_DIRECTIONS FOR THIS TASK_:
Find the line containing "Recreate this image" and copy it exactly, along with every line after it up to and including the line containing "61.5, 59.9, 59.2]". Copy nothing else.
[START AVAILABLE DATA]
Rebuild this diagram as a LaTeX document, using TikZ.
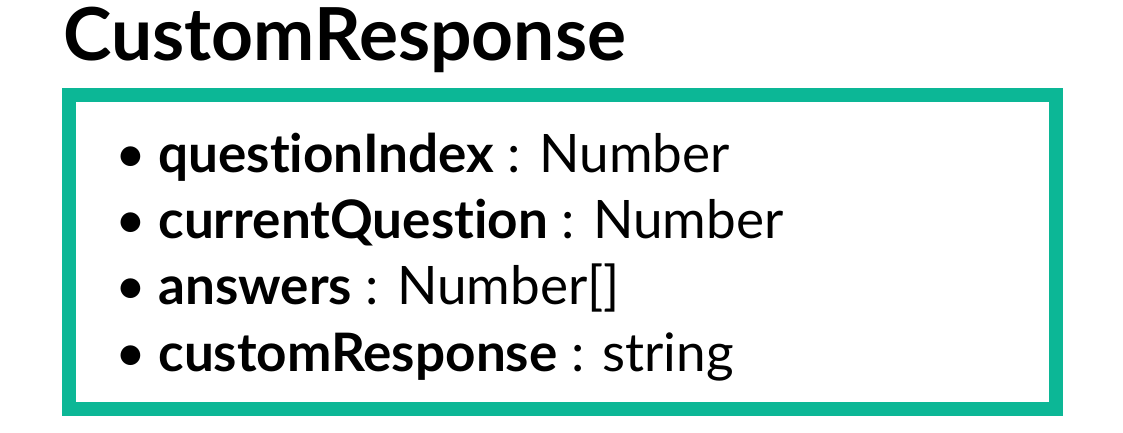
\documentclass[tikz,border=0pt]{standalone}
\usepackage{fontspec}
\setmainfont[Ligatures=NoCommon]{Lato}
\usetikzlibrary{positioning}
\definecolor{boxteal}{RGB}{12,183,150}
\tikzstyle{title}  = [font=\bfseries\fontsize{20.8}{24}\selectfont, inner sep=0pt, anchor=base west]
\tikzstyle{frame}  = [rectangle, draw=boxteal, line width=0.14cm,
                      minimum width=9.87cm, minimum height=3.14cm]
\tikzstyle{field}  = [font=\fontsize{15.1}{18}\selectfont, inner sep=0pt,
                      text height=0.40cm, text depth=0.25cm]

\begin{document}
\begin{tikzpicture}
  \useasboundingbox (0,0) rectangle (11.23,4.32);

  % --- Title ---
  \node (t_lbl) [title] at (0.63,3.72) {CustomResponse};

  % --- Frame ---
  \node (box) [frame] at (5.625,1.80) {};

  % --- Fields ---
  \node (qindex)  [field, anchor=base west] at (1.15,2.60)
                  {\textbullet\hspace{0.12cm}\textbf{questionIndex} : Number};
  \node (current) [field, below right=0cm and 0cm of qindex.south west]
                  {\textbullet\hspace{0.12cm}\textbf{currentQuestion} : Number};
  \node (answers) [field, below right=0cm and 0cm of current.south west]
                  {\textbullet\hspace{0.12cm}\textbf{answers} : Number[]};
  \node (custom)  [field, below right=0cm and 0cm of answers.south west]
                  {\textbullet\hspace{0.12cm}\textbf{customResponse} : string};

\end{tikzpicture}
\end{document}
[END AVAILABLE DATA]
[START AVAILABLE DATA]
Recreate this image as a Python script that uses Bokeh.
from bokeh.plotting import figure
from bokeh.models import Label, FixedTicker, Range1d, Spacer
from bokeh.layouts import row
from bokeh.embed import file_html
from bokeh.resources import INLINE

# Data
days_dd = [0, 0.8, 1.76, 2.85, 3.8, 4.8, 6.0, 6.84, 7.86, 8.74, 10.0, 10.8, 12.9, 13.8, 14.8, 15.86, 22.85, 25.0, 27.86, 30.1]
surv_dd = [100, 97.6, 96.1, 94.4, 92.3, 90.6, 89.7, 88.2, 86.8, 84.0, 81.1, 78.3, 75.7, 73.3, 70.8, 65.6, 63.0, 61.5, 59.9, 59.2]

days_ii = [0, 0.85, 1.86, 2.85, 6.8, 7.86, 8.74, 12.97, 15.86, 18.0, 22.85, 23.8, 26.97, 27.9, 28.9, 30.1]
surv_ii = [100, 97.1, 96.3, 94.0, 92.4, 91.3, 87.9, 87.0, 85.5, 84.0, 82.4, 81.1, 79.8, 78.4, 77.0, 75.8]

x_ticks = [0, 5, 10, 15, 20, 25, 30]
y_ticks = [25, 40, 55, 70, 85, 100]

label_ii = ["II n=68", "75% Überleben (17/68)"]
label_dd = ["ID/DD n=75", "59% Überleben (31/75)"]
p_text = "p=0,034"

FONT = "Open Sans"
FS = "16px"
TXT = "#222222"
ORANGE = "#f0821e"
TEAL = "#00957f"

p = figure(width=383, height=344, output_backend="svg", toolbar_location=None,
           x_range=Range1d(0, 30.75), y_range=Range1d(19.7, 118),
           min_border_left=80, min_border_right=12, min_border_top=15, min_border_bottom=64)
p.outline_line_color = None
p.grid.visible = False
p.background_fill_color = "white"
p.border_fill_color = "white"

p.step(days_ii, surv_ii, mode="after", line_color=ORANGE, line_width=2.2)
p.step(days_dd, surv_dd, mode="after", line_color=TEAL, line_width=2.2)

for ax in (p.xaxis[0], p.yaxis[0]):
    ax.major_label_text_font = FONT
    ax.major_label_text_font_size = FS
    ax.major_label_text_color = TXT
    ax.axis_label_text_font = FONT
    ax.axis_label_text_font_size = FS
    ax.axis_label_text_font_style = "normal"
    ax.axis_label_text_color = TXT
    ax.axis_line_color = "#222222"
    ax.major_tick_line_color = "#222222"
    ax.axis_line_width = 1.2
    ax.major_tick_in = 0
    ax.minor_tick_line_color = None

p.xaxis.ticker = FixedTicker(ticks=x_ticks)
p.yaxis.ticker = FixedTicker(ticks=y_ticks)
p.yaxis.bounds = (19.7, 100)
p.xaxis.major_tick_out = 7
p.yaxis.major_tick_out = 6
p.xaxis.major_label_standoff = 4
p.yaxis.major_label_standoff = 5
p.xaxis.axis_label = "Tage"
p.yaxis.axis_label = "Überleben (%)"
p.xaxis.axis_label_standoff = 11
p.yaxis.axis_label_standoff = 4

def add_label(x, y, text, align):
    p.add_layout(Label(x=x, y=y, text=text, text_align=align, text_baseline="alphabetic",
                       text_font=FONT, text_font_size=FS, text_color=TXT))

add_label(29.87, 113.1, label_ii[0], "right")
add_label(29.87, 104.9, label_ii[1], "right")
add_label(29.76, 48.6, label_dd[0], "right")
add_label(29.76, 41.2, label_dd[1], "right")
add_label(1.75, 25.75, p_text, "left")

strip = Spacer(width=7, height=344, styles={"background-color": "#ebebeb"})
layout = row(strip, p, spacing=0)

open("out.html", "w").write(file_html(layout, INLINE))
[END AVAILABLE DATA]
_THE RESULT_:
Recreate this image as a Python script that uses Bokeh.
from bokeh.plotting import figure
from bokeh.models import Label, FixedTicker, Range1d, Spacer
from bokeh.layouts import row
from bokeh.embed import file_html
from bokeh.resources import INLINE

# Data
days_dd = [0, 0.8, 1.76, 2.85, 3.8, 4.8, 6.0, 6.84, 7.86, 8.74, 10.0, 10.8, 12.9, 13.8, 14.8, 15.86, 22.85, 25.0, 27.86, 30.1]
surv_dd = [100, 97.6, 96.1, 94.4, 92.3, 90.6, 89.7, 88.2, 86.8, 84.0, 81.1, 78.3, 75.7, 73.3, 70.8, 65.6, 63.0, 61.5, 59.9, 59.2]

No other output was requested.